Beni : Les fours à briques rongent les parcelles

A Beni, le boom immobilier pousse les habitants à fabriquer des briques jusque dans leurs parcelles et à dévaster toute végétation autour de la ville. A la moindre pluie, les érosions emportent les maisons construites sur ces terrains ravinés … Attirée par le gain, la population reste sourde aux appels des autorités.

Sosse, une cellule du quartier Mabolio à l’entrée de Beni, importante ville économique au nord de Goma, est en voie d’être rayée de la carte. Une à une les parcelles des habitants qui servaient à la fabrication des briques disparaissent, rongées par l’érosion.

De l’autre coté de la ville, plus au sud, au quartier Butsili, les fours à briques adobes dominent les maisons proches. Des briquetiers travaillent sans relâche nuit et jour pour y maintenir le feu allumé. « Cette activité s’effectue au mépris des normes », regrette Luc Musubao, agent au service urbain de Mines et géologies.

La demande en briques à Beni, ville de plus de 500 mille âmes qui connaît un grand boom immobilier, a flambé ces dernières années. Dans les chantiers, les architectes préfèrent souvent les briques en argile aux blocs ciments. Et comme la ville n’a aucune briqueterie industrielle, les citadins utilisent les moyens du bord.

Des paysans trouvent aussi salutaire ce nouveau travail, certains ont carrément abandonné leurs champs pour exploiter leurs parcelles. Ils creusent des trous parfois profonds pour extraire de l’argile et montent juste derrière leurs habitations des fours pour cuire les briques. « Celles-ci ne manquent jamais d’acheteurs. Parfois la vente s’effectue avant qu’elles soient cuites », témoigne Makelele Mbafumoya qui a abandonné ses palmeraies pour ce métier jugé plus rentable. Car au bout de six mois, il s’est acheté une voiture taxi qui dessert la ligne Beni-Butembo.

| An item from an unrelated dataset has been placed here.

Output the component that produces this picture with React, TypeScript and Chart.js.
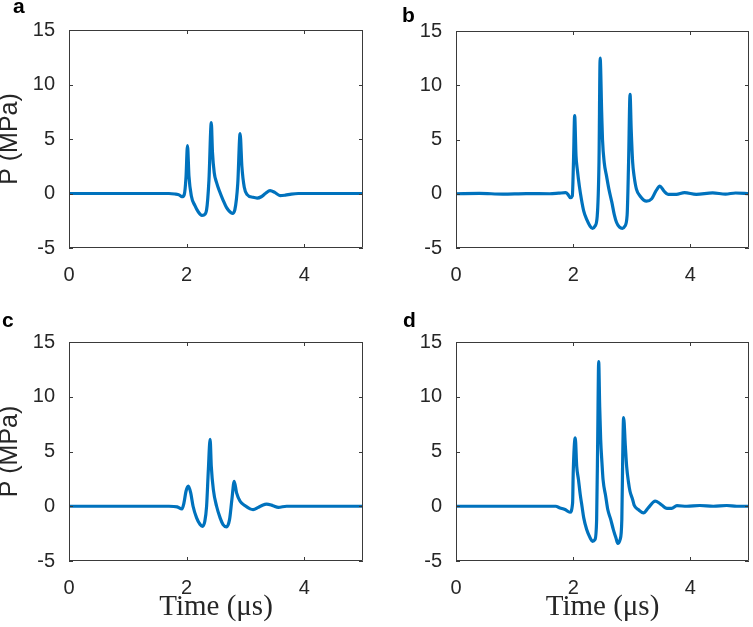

Rien ne semble dissuader les briquetiers

Il n’y a pas que les parcelles qui sont menacées de disparaître, les arbres aussi. Aux alentours de la ville, les habitants coupent le bois sans ménagement et les vendent aux briquetiers qui alimentent leurs fours. »Actuellement 15 m3 de bois se négocie entre 35 $ et 50$ », atteste Gabriel Muhongya, vendeur de bois au village Ngadi. Selon lui, pour faire tourner un four de 30 mille à 50 mille briques, il faut au moins 20 fois cette quantité. Car, les fourneaux restent allumés de manière ininterrompue pendant cinq jours.

Pour les fonctionnaires de l’environnement, la déforestation de la ville est considérée comme un vrai danger public. Mme Kahambu Kituli, chef de service urbain de l’Environnement regrette que les arbres soient coupés sans être replantés. Selon elle, une ville sans arbre s’expose au vent violent et aux érosions et se prive du bon air. Mais ses mises en garde ne semblent dissuader personne.

Et son appel lors de la journée internationale de l’arbre (21 mars) demandant aux habitants de planter chacun un arbre n’a pas été suivi. « Je pensais que la toiture de l’Institut Kasabinyole de Beni emportée par le vent le mois dernier servirait de leçon pour interpeller les gens à ne pas couper les arbres. A cette allure nous perdrons des maisons dans l’avenir. Les gens semblent insensibles », se désole un agent du service de la protection civile.

Pour mettre de l’ordre dans le secteur, identifier les exploitants et en dissuader certains, la mairie fait payer des taxes aux fabricants des briques. « Chaque exploitant briquetier paye une patente annuelle de 50 $ à la commune et 20 $ par four », explique Patrick Mbwanasefu, percepteur à la commune de Ruwenzori.

De son côté, la Direction générale des recettes administratives, domaniales et de participation (DGRAD) recouvre une redevance annuelle. « Cette taxe est obligatoire. On la paye au début de l’année avant que les briquetiers ne commencent leur travail ».